* _Data provided_
╔══

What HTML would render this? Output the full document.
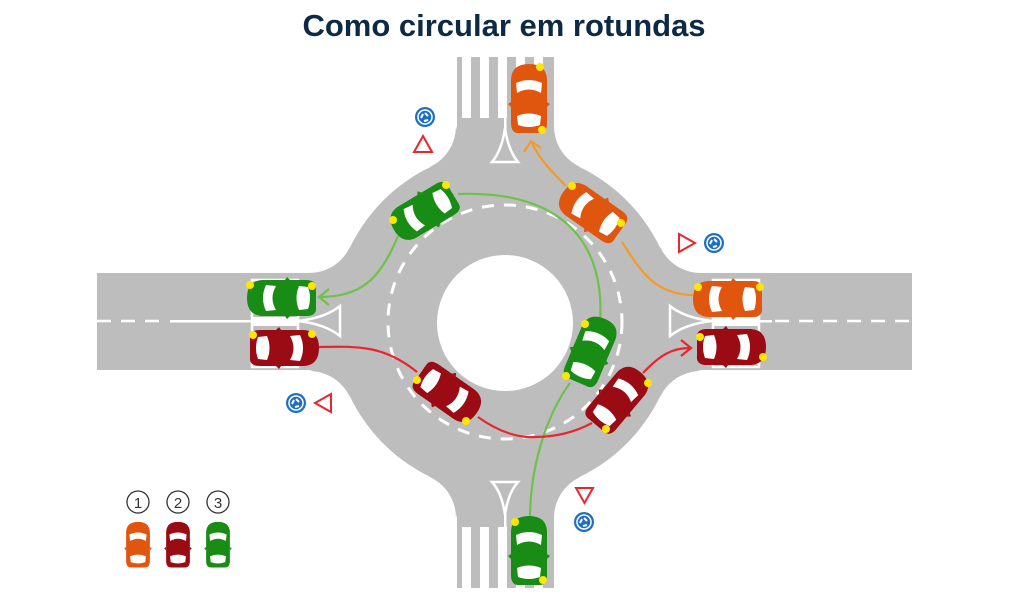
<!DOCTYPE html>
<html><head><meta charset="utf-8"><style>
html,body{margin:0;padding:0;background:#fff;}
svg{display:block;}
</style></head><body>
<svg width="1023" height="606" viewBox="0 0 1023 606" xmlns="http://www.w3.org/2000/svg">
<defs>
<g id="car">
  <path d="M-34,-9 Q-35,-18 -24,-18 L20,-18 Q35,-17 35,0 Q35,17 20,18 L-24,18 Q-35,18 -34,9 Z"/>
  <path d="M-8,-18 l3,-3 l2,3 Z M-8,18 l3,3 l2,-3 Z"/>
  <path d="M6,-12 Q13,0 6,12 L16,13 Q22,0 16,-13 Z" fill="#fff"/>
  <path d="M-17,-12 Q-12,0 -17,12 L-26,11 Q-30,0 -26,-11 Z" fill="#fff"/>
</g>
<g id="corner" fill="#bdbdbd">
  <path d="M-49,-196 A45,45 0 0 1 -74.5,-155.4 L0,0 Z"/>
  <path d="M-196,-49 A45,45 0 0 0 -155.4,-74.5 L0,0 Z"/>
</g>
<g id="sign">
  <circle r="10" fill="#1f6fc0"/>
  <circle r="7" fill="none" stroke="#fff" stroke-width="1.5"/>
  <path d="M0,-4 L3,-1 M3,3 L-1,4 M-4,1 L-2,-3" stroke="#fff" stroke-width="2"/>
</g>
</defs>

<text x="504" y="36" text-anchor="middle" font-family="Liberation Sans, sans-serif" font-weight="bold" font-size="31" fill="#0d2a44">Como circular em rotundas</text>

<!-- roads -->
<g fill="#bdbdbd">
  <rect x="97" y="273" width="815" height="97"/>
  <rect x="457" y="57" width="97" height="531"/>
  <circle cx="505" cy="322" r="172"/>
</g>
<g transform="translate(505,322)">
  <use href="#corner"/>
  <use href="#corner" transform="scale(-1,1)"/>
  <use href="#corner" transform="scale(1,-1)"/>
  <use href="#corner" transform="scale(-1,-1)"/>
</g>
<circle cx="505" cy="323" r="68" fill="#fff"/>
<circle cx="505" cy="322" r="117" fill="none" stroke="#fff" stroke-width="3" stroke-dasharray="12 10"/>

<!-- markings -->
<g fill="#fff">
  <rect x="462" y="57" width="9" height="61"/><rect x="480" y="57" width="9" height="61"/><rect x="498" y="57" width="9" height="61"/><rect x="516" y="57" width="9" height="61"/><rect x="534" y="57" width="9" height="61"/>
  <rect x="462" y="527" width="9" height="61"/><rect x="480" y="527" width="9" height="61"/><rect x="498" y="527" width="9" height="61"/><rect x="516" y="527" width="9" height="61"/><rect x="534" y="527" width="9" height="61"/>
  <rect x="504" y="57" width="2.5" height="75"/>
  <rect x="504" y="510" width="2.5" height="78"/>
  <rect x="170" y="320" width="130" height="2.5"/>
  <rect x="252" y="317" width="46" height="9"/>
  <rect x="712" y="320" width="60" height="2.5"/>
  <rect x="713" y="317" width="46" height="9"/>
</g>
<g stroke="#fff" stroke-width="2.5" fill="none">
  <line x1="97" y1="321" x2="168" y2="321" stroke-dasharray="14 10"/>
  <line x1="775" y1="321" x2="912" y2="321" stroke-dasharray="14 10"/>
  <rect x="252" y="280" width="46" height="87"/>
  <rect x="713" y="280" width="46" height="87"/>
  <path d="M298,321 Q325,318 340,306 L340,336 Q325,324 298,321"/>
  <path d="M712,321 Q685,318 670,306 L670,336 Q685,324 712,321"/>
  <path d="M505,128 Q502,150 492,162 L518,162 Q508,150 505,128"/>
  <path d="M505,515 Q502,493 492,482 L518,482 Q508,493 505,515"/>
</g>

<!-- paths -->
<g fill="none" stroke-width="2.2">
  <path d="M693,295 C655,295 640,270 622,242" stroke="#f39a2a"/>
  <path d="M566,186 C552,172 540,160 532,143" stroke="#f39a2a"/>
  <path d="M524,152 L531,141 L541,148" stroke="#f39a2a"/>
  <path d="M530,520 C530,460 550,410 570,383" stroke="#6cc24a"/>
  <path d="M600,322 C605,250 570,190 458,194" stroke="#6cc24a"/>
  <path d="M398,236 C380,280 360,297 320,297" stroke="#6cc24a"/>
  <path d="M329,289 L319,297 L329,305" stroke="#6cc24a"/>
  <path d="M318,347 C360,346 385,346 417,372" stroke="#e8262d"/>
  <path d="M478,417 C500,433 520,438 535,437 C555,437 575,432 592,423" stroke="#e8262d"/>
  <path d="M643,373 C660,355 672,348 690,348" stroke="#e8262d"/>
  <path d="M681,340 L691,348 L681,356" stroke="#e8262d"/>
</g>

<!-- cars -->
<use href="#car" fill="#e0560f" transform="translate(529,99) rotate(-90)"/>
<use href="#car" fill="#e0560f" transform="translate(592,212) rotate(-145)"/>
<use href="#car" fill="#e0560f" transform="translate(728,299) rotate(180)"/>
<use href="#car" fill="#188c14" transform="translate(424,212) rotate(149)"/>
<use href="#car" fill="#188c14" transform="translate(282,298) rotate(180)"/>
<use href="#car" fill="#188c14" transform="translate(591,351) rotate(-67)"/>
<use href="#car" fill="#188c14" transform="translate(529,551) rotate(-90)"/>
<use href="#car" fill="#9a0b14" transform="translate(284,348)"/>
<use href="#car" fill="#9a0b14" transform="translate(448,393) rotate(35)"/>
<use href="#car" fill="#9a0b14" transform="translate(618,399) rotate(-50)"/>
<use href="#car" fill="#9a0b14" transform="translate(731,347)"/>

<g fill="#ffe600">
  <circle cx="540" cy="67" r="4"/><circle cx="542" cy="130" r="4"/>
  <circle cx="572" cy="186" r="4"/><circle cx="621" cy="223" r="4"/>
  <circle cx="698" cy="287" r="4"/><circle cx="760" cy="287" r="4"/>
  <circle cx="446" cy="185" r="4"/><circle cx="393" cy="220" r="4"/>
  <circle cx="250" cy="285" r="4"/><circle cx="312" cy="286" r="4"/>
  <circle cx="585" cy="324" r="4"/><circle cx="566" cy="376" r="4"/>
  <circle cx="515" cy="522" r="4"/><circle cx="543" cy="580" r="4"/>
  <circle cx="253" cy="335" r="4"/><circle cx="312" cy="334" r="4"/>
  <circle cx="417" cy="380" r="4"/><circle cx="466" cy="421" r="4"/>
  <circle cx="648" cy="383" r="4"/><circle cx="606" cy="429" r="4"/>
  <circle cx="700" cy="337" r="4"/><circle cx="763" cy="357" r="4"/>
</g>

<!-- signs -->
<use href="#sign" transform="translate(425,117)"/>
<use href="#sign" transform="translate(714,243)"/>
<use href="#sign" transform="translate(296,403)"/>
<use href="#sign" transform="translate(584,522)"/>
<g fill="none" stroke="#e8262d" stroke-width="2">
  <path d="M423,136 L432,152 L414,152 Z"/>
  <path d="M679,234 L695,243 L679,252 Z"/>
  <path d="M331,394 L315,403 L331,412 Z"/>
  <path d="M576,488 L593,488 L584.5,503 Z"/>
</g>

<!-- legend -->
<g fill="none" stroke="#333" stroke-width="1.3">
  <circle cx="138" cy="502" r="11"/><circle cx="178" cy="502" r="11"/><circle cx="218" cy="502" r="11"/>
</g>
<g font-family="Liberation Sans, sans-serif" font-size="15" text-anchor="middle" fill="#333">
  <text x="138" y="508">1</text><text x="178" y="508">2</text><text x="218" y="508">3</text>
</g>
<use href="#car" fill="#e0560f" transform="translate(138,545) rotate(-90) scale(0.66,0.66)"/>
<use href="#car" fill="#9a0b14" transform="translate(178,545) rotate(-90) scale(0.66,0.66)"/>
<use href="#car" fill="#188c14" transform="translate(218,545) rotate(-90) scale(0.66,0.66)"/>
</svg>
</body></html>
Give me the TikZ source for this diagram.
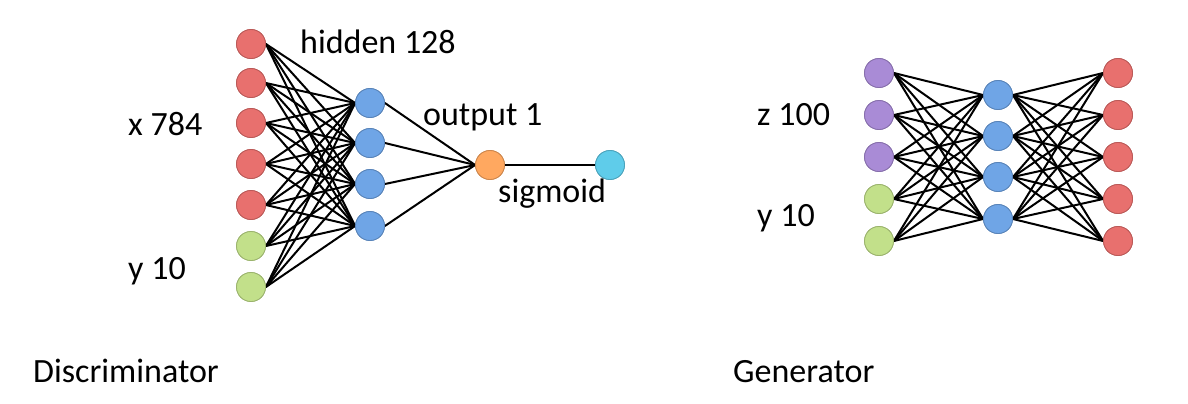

╚══

* _Task brief_
How many of the lines above contain the string "this"? Give the number only.

* _Final result_
2